“In Ecuador the experience is overrated,” said Jorge Zavala Baquerizo an attorney from Guayaquil, during an interview with the editor of Diario Expreso, Rubén Darío Buitron, on January 13.
The phrase was the conclusion of his response regarding the concerns about the government’s requirement that the university classes can only be given by those who have PhDs.
Jorge Zavala Baquerizo was Vice President of Ecuador, an attorney specializing in criminal law, author of numerous books about his specialty and also a university professor. He’s one of the most recognized Ecuadorians in the field of law and recently retired from being a university professor, after 55 years of uninterrupted teachings.
“I promptly resigned to teaching due to that resolution (the government regulations that only one is allowed to teach to university students with a fourth level degree). Since I am only a doctor in law, therefore I can no longer be a teacher, so I chose to retire,” he said.
When the reporter asked: “how can an eminence in law as yourself cannot be a professor?” He replied: “I have no title that credits me as an eminence. I do not have such profound knowledge of the subject. Today Ecuador no longer values the experience, the years in the classroom, the practice. Nothing. What matters is the title. Not the true knowledge.”
Despite his retirement from the university classrooms, he still works in his office, he continues to read and write, he continues to think what new book to produce, despite the dozens of manuscripts he has published that are of mandatory reading for judges, prosecutors, lawyers, and students of the career. Also, Bella Gellibert, his secretary, assures he is very punctual and that in his office he not only writes and read, he also takes his time to call Bella and the study staff to narrate them juicy political stories about the city and the country, or his exciting experiences as a lawyer in cases that left great lessons in the courts.
Bella appreciates it so much that one day, a few years ago, she decided to pursue a career in law to try, at least, to put into practice what was learned empirically in her daily contact with the doctor, an expert lawyer, who also likes crosswords.

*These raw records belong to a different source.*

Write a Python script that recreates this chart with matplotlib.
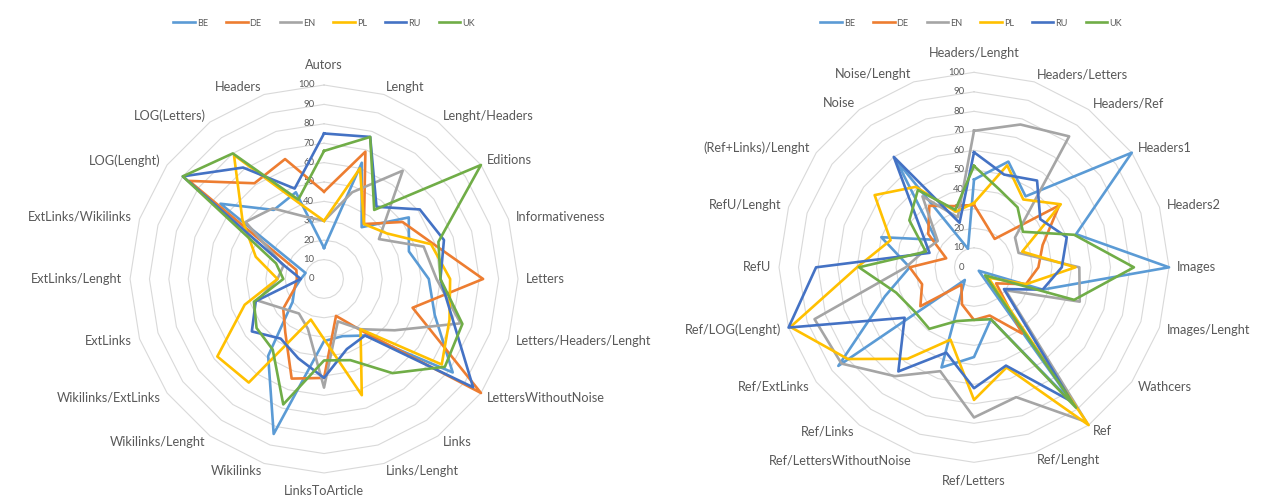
import numpy as np
import matplotlib
matplotlib.use('Agg')
import matplotlib.pyplot as plt

plt.rcParams['font.family'] = ['Lato', 'DejaVu Sans']

series_names = ['BE', 'DE', 'EN', 'PL', 'RU', 'UK']
series_colors = ['#5B9BD5', '#ED7D31', '#A5A5A5', '#FFC000', '#4472C4', '#70AD47']
ticks = [0, 10, 20, 30, 40, 50, 60, 70, 80, 90, 100]

# left chart
left_categories = ['Autors', 'Lenght', 'Lenght/Headers', 'Editions', 'Informativeness', 'Letters',
                   'Letters/Headers/Lenght', 'LettersWithoutNoise', 'Links', 'Links/Lenght',
                   'LinksToArticle', 'Wikilinks', 'Wikilinks/Lenght', 'Wikilinks/ExtLinks', 'ExtLinks',
                   'ExtLinks/Lenght', 'ExtLinks/Wikilinks', 'LOG(Lenght)', 'LOG(Letters)', 'Headers']
left_be = [16, 63, 33, 54, 46, 54, 60, 82, 36, 31, 32, 84, 49, 20, 16, 12, 10, 66, 44, 47]
left_de = [45, 69, 35, 50, 59, 82, 48, 100, 33, 20, 51, 54, 34, 26, 16, 14, 15, 86, 61, 65]
left_en = [30, 47, 69, 35, 54, 58, 74, 45, 32, 23, 56, 27, 22, 26, 36, 24, 22, 50, 45, 34]
left_pl = [30, 60, 35, 40, 58, 65, 68, 75, 32, 63, 31, 22, 66, 68, 43, 24, 37, 52, 79, 41]
left_ru = [75, 77, 46, 61, 65, 60, 70, 95, 36, 38, 51, 43, 38, 46, 37, 12, 21, 90, 71, 49]
left_uk = [66, 77, 44, 100, 62, 60, 75, 77, 60, 44, 42, 68, 45, 43, 38, 21, 26, 90, 80, 43]

# right chart
right_categories = ['Headers/Lenght', 'Headers/Letters', 'Headers/Ref', 'Headers1', 'Headers2', 'Images',
                    'Images/Lenght', 'Wathcers', 'Ref', 'Ref/Lenght', 'Ref/Letters',
                    'Ref/LettersWithoutNoise', 'Ref/Links', 'Ref/ExtLinks', 'Ref/LOG(Lenght)', 'RefU',
                    'RefU/Lenght', '(Ref+Links)/Lenght', 'Noise', 'Noise/Lenght']
right_be = [45, 57, 45, 100, 55, 100, 37, 3, 86, 28, 46, 54, 8, 86, 48, 33, 50, 24, 68, 10]
right_de = [32, 22, 18, 54, 37, 33, 28, 14, 42, 26, 27, 20, 11, 34, 28, 33, 15, 29, 39, 33]
right_en = [70, 77, 83, 26, 24, 54, 57, 20, 98, 70, 77, 56, 69, 84, 86, 35, 27, 23, 45, 27]
right_pl = [33, 55, 43, 55, 26, 52, 28, 9, 100, 54, 68, 39, 58, 80, 99, 60, 45, 63, 51, 30]
right_ru = [59, 50, 55, 42, 50, 45, 37, 19, 85, 53, 62, 46, 66, 44, 100, 81, 24, 34, 70, 24]
right_uk = [52, 42, 38, 31, 54, 82, 54, 7, 89, 28, 27, 29, 39, 38, 42, 59, 26, 41, 49, 31]


def draw_radar(ax, categories, values_list):
    n = len(categories)
    theta = np.linspace(0, 2 * np.pi, n, endpoint=False)
    theta_closed = np.append(theta, theta[0])
    ax.set_theta_zero_location('N')
    ax.set_theta_direction(-1)
    ax.set_ylim(0, 100)
    ax.set_xticks([])
    ax.set_yticks([])
    ax.spines['polar'].set_visible(False)
    ax.grid(False)
    ax.patch.set_alpha(0)

    for t in ticks[1:]:
        ax.plot(theta_closed, [t] * (n + 1), color='#D9D9D9', lw=0.8, zorder=1, clip_on=False)
    for t in ticks:
        ax.annotate(str(t), xy=(0, t), xytext=(-7, 0), textcoords='offset points',
                    ha='right', va='center', fontsize=6.8, color='#595959')

    for vals, name, col in zip(values_list, series_names, series_colors):
        ax.plot(theta_closed, list(vals) + [vals[0]], color=col, lw=1.9, label=name,
                zorder=3, clip_on=False)

    for th, cat in zip(theta, categories):
        s, c = np.sin(th), np.cos(th)
        ha = 'center' if abs(s) < 0.05 else ('left' if s > 0 else 'right')
        va = 'center'
        r = 104
        if c > 0.99:
            va, r = 'bottom', 107
        elif c < -0.99:
            va, r = 'top', 106
        ax.text(th, r, cat, ha=ha, va=va, fontsize=9.2, color='#595959')


fig = plt.figure(figsize=(12.8, 4.96), dpi=100)
ax1 = fig.add_axes([0.1016, 0.0464, 0.3031, 0.7823], projection='polar')
ax2 = fig.add_axes([0.6086, 0.0679, 0.3047, 0.7863], projection='polar')

draw_radar(ax1, left_categories, [left_be, left_de, left_en, left_pl, left_ru, left_uk])
draw_radar(ax2, right_categories, [right_be, right_de, right_en, right_pl, right_ru, right_uk])

for ax, cx in [(ax1, 324), (ax2, 971)]:
    h, l = ax.get_legend_handles_labels()
    fig.legend(h, l, loc='center', bbox_to_anchor=(cx / 1280, 1 - 23 / 496), ncol=6,
               frameon=False, fontsize=6.5, handlelength=2.4, handletextpad=0.2,
               columnspacing=2.0, labelcolor='#595959')

fig.savefig('out.png', dpi=100)
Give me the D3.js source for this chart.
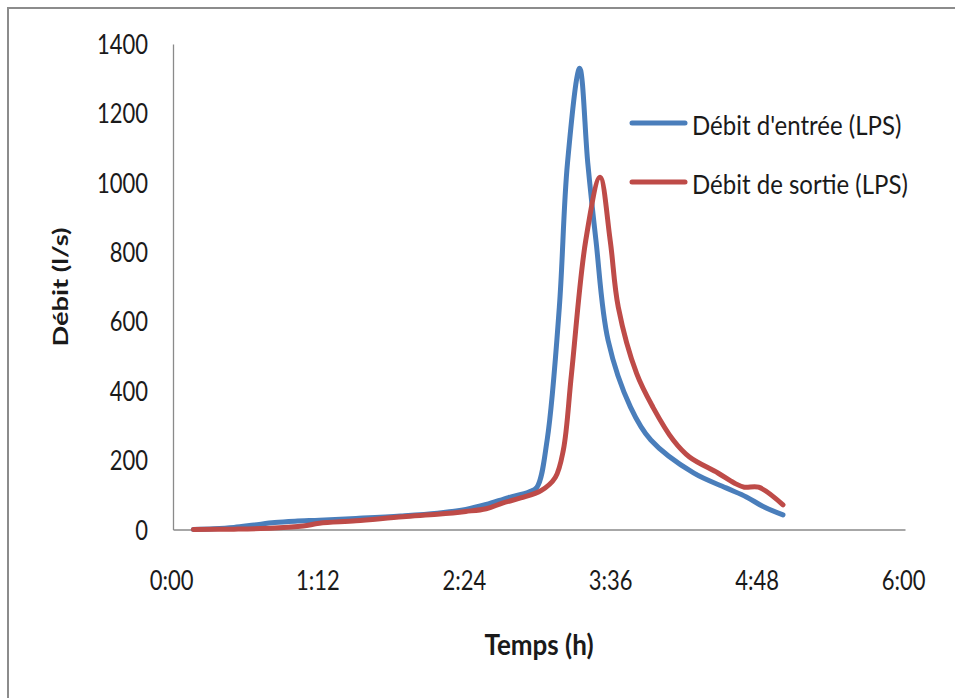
<!DOCTYPE html>
<html>
<head>
<meta charset="utf-8">
<script src="https://cdn.jsdelivr.net/npm/d3@7"></script>
<style>
  body { margin: 0; background: #fff; }
  text { font-family: Lato, "Open Sans", sans-serif; fill: #1a1a1a; }
</style>
</head>
<body>
<div class="viz"></div>
<script>
// data (time in minutes, flow in l/s)
var inTimes  = [10, 20, 30, 40, 50, 60, 72, 90, 112, 130, 144, 154, 165, 175, 179, 184, 190, 194, 200, 204, 208, 214, 225, 235, 256, 272, 282, 290, 300]
var inFlow   = [0, 2, 6, 13, 20, 24, 27, 32, 39, 47, 58, 72, 92, 108, 122, 258, 641, 1056, 1330, 1056, 834, 545, 353, 258, 163, 120, 94, 67, 42]

var outTimes = [10, 30, 50, 64, 72, 90, 113, 130, 144, 154, 162, 171, 181, 188, 192, 196, 203, 210, 215, 219, 228, 236, 246, 254, 268, 276, 281, 288, 300]
var outFlow  = [0, 1, 4, 10, 18, 25, 37, 44, 52, 60, 76, 91, 112, 150, 230, 450, 834, 1016, 834, 641, 450, 353, 258, 209, 163, 134, 122, 122, 71]

var xTicks = [0, 72, 144, 216, 288, 360]
var yTicks = [0, 200, 400, 600, 800, 1000, 1200, 1400]
var seriesNames = ["Débit d'entrée (LPS)", "Débit de sortie (LPS)"]
var seriesColors = ["#4a7ebb", "#be4b48"]

var W = 955, H = 698
var margin = {top: 44, left: 173}
var width = 905 - margin.left,
    height = 529.5 - margin.top

var svg = d3.select(".viz")
  .append("svg")
    .attr("width", W)
    .attr("height", H)

// outer frame (only top and left edges fall inside the picture)
svg.append("rect")
  .attr("x", 8).attr("y", 8)
  .attr("width", 1200).attr("height", 1200)
  .attr("fill", "none")
  .attr("stroke", "#8c8c8c")
  .attr("stroke-width", 2)

var g = svg.append("g")
  .attr("transform", "translate(" + margin.left + "," + margin.top + ")")

var x = d3.scaleLinear().domain([0, 360]).range([0, width])
var y = d3.scaleLinear().domain([0, 1400]).range([height, 0])

function fmtTime(m) {
  var h = Math.floor(m / 60), mm = m % 60
  return h + ":" + (mm < 10 ? "0" : "") + mm
}

// axes
var xAxis = g.append("g")
  .attr("transform", "translate(0," + height + ")")
  .call(d3.axisBottom(x).tickValues(xTicks).tickFormat(fmtTime).tickSize(0).tickSizeOuter(0))

var yAxis = g.append("g")
  .call(d3.axisLeft(y).tickValues(yTicks).tickFormat(d3.format("d")).tickSize(0).tickSizeOuter(0))

xAxis.select(".domain").attr("stroke", "#8a8a8a").attr("stroke-width", 1.3)
yAxis.select(".domain").attr("stroke", "#8a8a8a").attr("stroke-width", 1.3)

xAxis.selectAll("text")
  .attr("x", null).attr("y", null).attr("dy", null)
  .attr("transform", "translate(-2,60.5) scale(1,1.2)")
  .attr("text-anchor", "middle")
  .style("font-size", "22px")
  .style("fill", "#1a1a1a")

yAxis.selectAll("text")
  .attr("x", null).attr("dy", null)
  .attr("transform", "translate(-25,9.5) scale(1,1.2)")
  .attr("text-anchor", "end")
  .style("font-size", "22px")
  .style("fill", "#1a1a1a")

// lines (smoothed like the spreadsheet's smooth lines)
var line = d3.line()
  .x(d => x(d[0]))
  .y(d => y(d[1]))
  .curve(d3.curveCatmullRom.alpha(0.5))

var inData = inTimes.map((t, i) => [t, inFlow[i]])
var outData = outTimes.map((t, i) => [t, outFlow[i]])

g.append("path")
  .datum(inData)
  .attr("fill", "none")
  .attr("stroke", seriesColors[0])
  .attr("stroke-width", 5)
  .attr("stroke-linejoin", "round")
  .attr("stroke-linecap", "round")
  .attr("d", line)

g.append("path")
  .datum(outData)
  .attr("fill", "none")
  .attr("stroke", seriesColors[1])
  .attr("stroke-width", 5)
  .attr("stroke-linejoin", "round")
  .attr("stroke-linecap", "round")
  .attr("d", line)

// axis titles
svg.append("text")
  .attr("transform", "translate(539,655) scale(1,1.08)")
  .attr("text-anchor", "middle")
  .style("font-size", "26px")
  .style("font-weight", "bold")
  .text("Temps (h)")

svg.append("text")
  .attr("transform", "translate(68,287) rotate(-90) scale(1.3,1)")
  .attr("text-anchor", "middle")
  .style("font-size", "21px")
  .style("font-weight", "bold")
  .text("Débit (l/s)")

// legend
var legend = svg.append("g")
var legendY = [123, 182]
seriesNames.forEach((name, i) => {
  legend.append("line")
    .attr("x1", 632).attr("x2", 685)
    .attr("y1", legendY[i]).attr("y2", legendY[i])
    .attr("stroke", seriesColors[i])
    .attr("stroke-width", 5)
    .attr("stroke-linecap", "round")
  legend.append("text")
    .attr("transform", "translate(692," + (legendY[i] + 12) + ") scale(1,1.15)")
    .style("font-size", "24px")
    .text(name)
})
</script>
</body>
</html>
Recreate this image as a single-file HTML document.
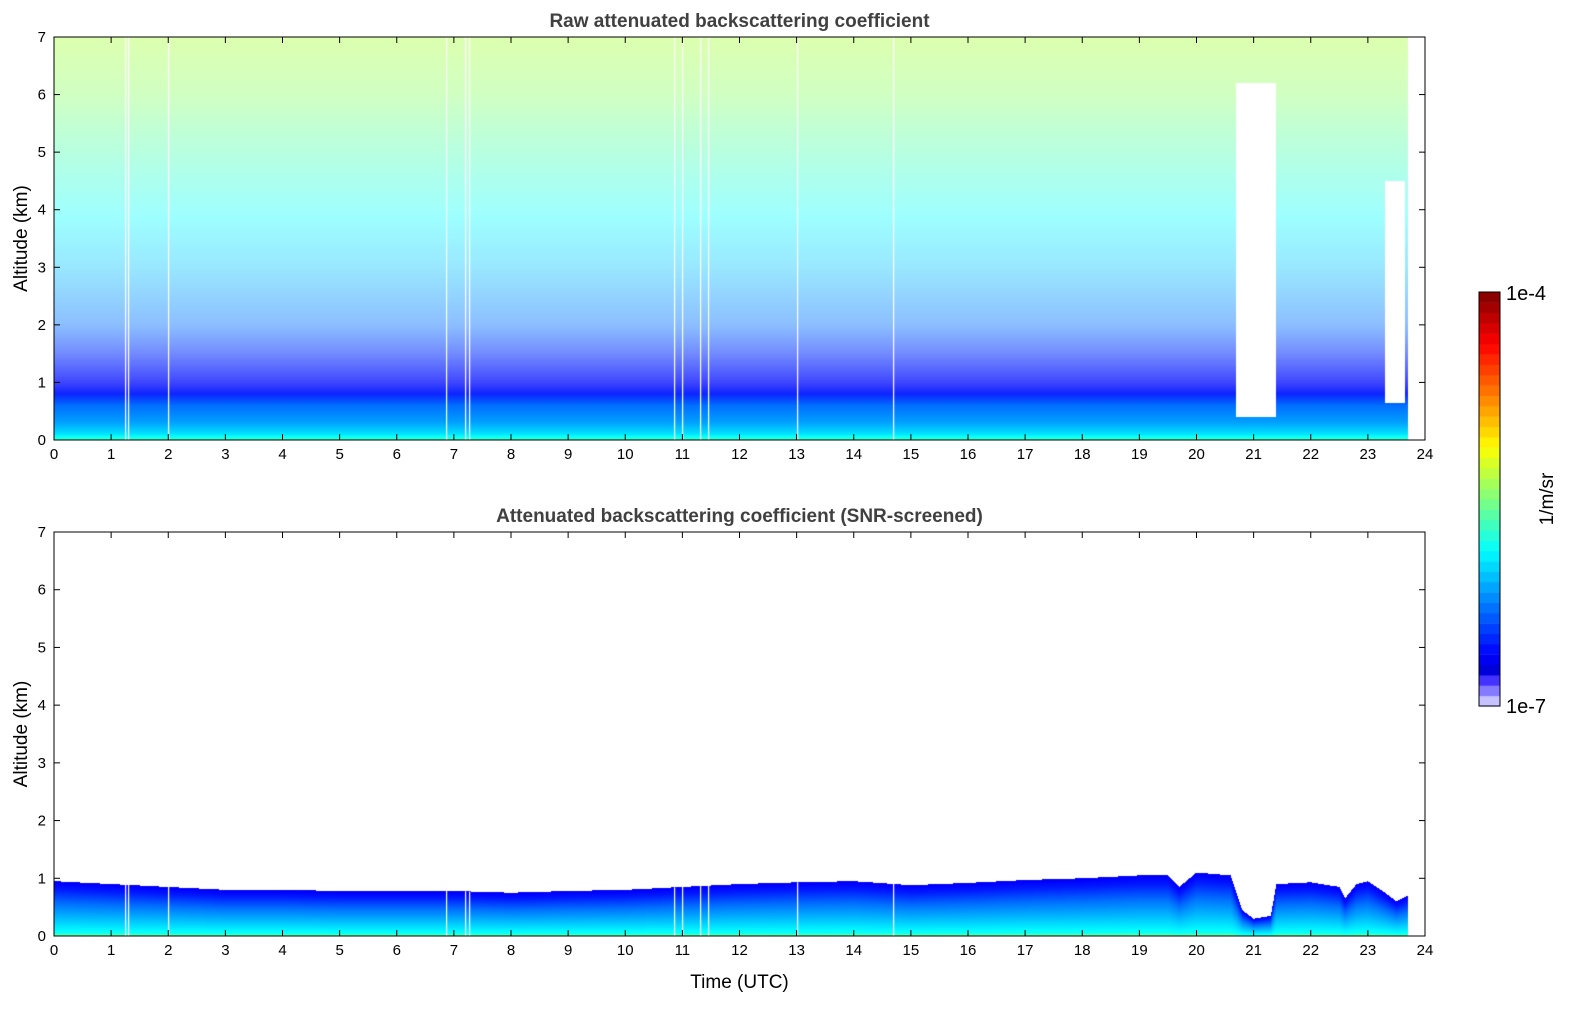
<!DOCTYPE html>
<html><head><meta charset="utf-8">
<style>
body{margin:0;background:#fff;width:1595px;height:1020px;overflow:hidden;font-family:"Liberation Sans","DejaVu Sans",sans-serif;}
#wrap{position:relative;width:1595px;height:1020px;}
canvas{position:absolute;left:0;top:0;}
</style></head>
<body>
<div id="wrap">
<canvas id="c" width="1595" height="1020"></canvas>
<svg id="s" width="1595" height="1020" style="position:absolute;left:0;top:0"></svg>
</div>
<script>
// ---- data ----
const hourTicks = [0,1,2,3,4,5,6,7,8,9,10,11,12,13,14,15,16,17,18,19,20,21,22,23,24];
const altTicks = [0,1,2,3,4,5,6,7];
// raw panel mean altitude profile (log10 beta) and fill fraction of noisy pixels
const profAlt = [0,0.1,0.3,0.6,0.8,1.0,1.5,2,3,4,5,6,7];
const profVal = [-5.7,-5.95,-6.15,-6.3,-6.55,-6.6,-6.5,-6.3,-6.05,-5.85,-5.65,-5.45,-5.35];
const profFill = [1,1,1,1,0.95,0.75,0.55,0.45,0.4,0.38,0.4,0.42,0.45];
// boundary layer top (km) in screened panel
const blTime = [0,1,2,3,4,5,6,7,8,9,10,11,12,13,14,15,16,17,18,19,19.5,19.7,20,20.6,20.8,21,21.3,21.4,22,22.5,22.6,22.8,23,23.3,23.5,23.7];
const blTop  = [0.95,0.9,0.85,0.8,0.8,0.78,0.78,0.78,0.75,0.78,0.8,0.85,0.9,0.93,0.95,0.88,0.92,0.97,1.0,1.05,1.05,0.85,1.1,1.05,0.45,0.3,0.35,0.9,0.93,0.85,0.65,0.9,0.95,0.75,0.6,0.7];
// layer vertical profile as fraction of layer top
const layFrac = [0,0.06,0.3,0.6,0.85,1];
const layVal  = [-5.55,-5.85,-6.05,-6.3,-6.55,-6.65];
// data gaps in raw panel (white) : start h, end h, bottom km, top km
const gapStart=[20.7,23.3];
const gapEnd=[21.4,23.65];
const gapBot=[0.4,0.65];
const gapTop=[6.2,4.5];
const missingTimes=[1.25,1.3,2.0,6.87,7.2,7.27,10.85,11.0,11.3,11.45,13.0,14.68];
const dataEnd=23.7;

// ---- geometry ----
const X0=54,X1=1425;
const P=[{top:37,bot:440,title:"Raw attenuated backscattering coefficient"},
         {top:532,bot:936,title:"Attenuated backscattering coefficient (SNR-screened)"}];
const xs=h=>X0+(X1-X0)*h/24;
const ys=(p,a)=>p.bot-(p.bot-p.top)*a/7;
function interp(xa,ya,x){if(x<=xa[0])return ya[0];for(let i=1;i<xa.length;i++){if(x<=xa[i]){const f=(x-xa[i-1])/(xa[i]-xa[i-1]);return ya[i-1]+f*(ya[i]-ya[i-1]);}}return ya[ya.length-1];}
function cmap(v){let t=(v+7)/3;t=Math.max(0,Math.min(1,t));
 if(t<0.08){const f=t/0.08;return [230-230*f*0.9,230-230*f,255];}
 const c=x=>Math.max(0,Math.min(1,x));
 return [255*c(1.5-Math.abs(4*t-3)),255*c(1.5-Math.abs(4*t-2)),255*c(1.5-Math.abs(4*t-1))];}

const cv=document.getElementById('c');const ctx=cv.getContext('2d');
ctx.fillStyle='#fff';ctx.fillRect(0,0,1595,1020);
function drawPanel(k){
 const p=P[k];const w=X1-X0,h=p.bot-p.top;
 const img=ctx.createImageData(w,h);
 for(let px=0;px<w;px++){
  const t=(px+0.5)/w*24; if(t>dataEnd)continue;
  const bt=interp(blTime,blTop,t);
  for(let py=0;py<h;py++){
   const a=(h-py-0.5)/h*7;let col=null;
   if(k===0){
    let gap=false;for(let g=0;g<gapStart.length;g++){if(t>=gapStart[g]&&t<=gapEnd[g]&&a>=gapBot[g]&&a<=gapTop[g])gap=true;}
    if(gap)continue;
    const v=interp(profAlt,profVal,a),f=interp(profAlt,profFill,a);
    const c=cmap(v);col=c.map(q=>q*f+255*(1-f));
   } else {
    if(a>bt)continue;
    col=cmap(interp(layFrac,layVal,a/bt));
   }
   const i=(py*w+px)*4;img.data[i]=col[0];img.data[i+1]=col[1];img.data[i+2]=col[2];img.data[i+3]=255;
  }
 }
 ctx.putImageData(img,X0,p.top);
 ctx.fillStyle='#fff';
 missingTimes.forEach(m=>{const top=k===0?p.top:ys(p,interp(blTime,blTop,m));ctx.fillRect(Math.round(xs(m)),top,1.2,p.bot-top);});
}
drawPanel(0);drawPanel(1);

// colorbar
const CB={x:1479,w:21,top:292,bot:706};
const nb=40;
for(let i=0;i<nb;i++){const v=-7+3*(i+0.5)/nb;const c=cmap(v);
 ctx.fillStyle=`rgb(${c[0]|0},${c[1]|0},${c[2]|0})`;
 const y0=CB.bot-(i+1)*(CB.bot-CB.top)/nb;ctx.fillRect(CB.x,y0,CB.w,(CB.bot-CB.top)/nb+0.5);}

// ---- axes in svg ----
const S=document.getElementById('s');const NS='http://www.w3.org/2000/svg';
function el(tag,at,txt){const e=document.createElementNS(NS,tag);for(const k in at)e.setAttribute(k,at[k]);if(txt!==undefined)e.textContent=txt;S.appendChild(e);return e;}
P.forEach((p,k)=>{
 const fr=el('rect',{x:X0,y:p.top,width:X1-X0,height:p.bot-p.top,fill:'none',stroke:'#000','stroke-width':1});
 
 const tt=el('text',{x:(X0+X1)/2,y:p.top-10,'text-anchor':'middle','font-size':19,'font-weight':'bold',fill:'#404040'},p.title);
 
 hourTicks.forEach(hh=>{const x=xs(hh);
  el('line',{x1:x,x2:x,y1:p.bot,y2:p.bot-6,stroke:'#000'});el('line',{x1:x,x2:x,y1:p.top,y2:p.top+6,stroke:'#000'});
  const l=el('text',{x:x,y:p.bot+19,'text-anchor':'middle','font-size':15},hh);
  });
 altTicks.forEach(a=>{const y=ys(p,a);
  el('line',{x1:X0,x2:X0+6,y1:y,y2:y,stroke:'#000'});el('line',{x1:X1,x2:X1-6,y1:y,y2:y,stroke:'#000'});
  const l=el('text',{x:X0-8,y:y+5,'text-anchor':'end','font-size':15},a);
  });
 const yt=el('text',{x:0,y:0,'text-anchor':'middle','font-size':19,transform:`translate(27,${(p.top+p.bot)/2}) rotate(-90)`},'Altitude (km)');
 
});
const xt=el('text',{x:(X0+X1)/2,y:988,'text-anchor':'middle','font-size':19},'Time (UTC)');

const cbf=el('rect',{x:CB.x,y:CB.top,width:CB.w,height:CB.bot-CB.top,fill:'none',stroke:'#000'});

const c1=el('text',{x:1506,y:300,'font-size':20},'1e-4');

const c2=el('text',{x:1506,y:713,'font-size':20},'1e-7');

const cu=el('text',{x:0,y:0,'text-anchor':'middle','font-size':19,transform:'translate(1553,499) rotate(-90)'},'1/m/sr');

</script>
</body></html>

The legal expert prefers not to qualify the government’s decision that led him to his retirement, but “what I can say is that this is an absolutely inconvenient for the university youth.” He justifies his statement by saying that teaching cannot be limited to repeat texts or quoting authors, but to transmit the practice. Despite what the people with the diploma says, the practice is not given by the titles, but the constant exercise, the daily comings and goings of the career.
“Students will be harmed, no doubt, because they do not receive classes of teachers that have managed to merge theory with practice, as it should always be. The theory is no good if its not accompanied by practical experience and pragmatism that is given by the experiences of practicing the profession,” said.
And although he does not believe that the formation of the future professionals is in any danger, he assured that there will be gaps, deficiencies and blanks in the knowledge of the profession. And that is concerning for a society that needs lawyers with great knowledge of their specialties.
As the teacher he is as during the interview he made a judgment about the measure: “The government had to be more aware of what this could generate. At least it must give a ten-year term so that somebody can earn a PhD while at the same time practice the profession. The demand for the moment seems unnecessary, but it is very good for the future of the Ecuadorian professionals, so they have higher standards to become better.”
The interview concludes with a confession of his secretary: “The other day, with nostalgia, he mentioned aloud that he would never return to college.”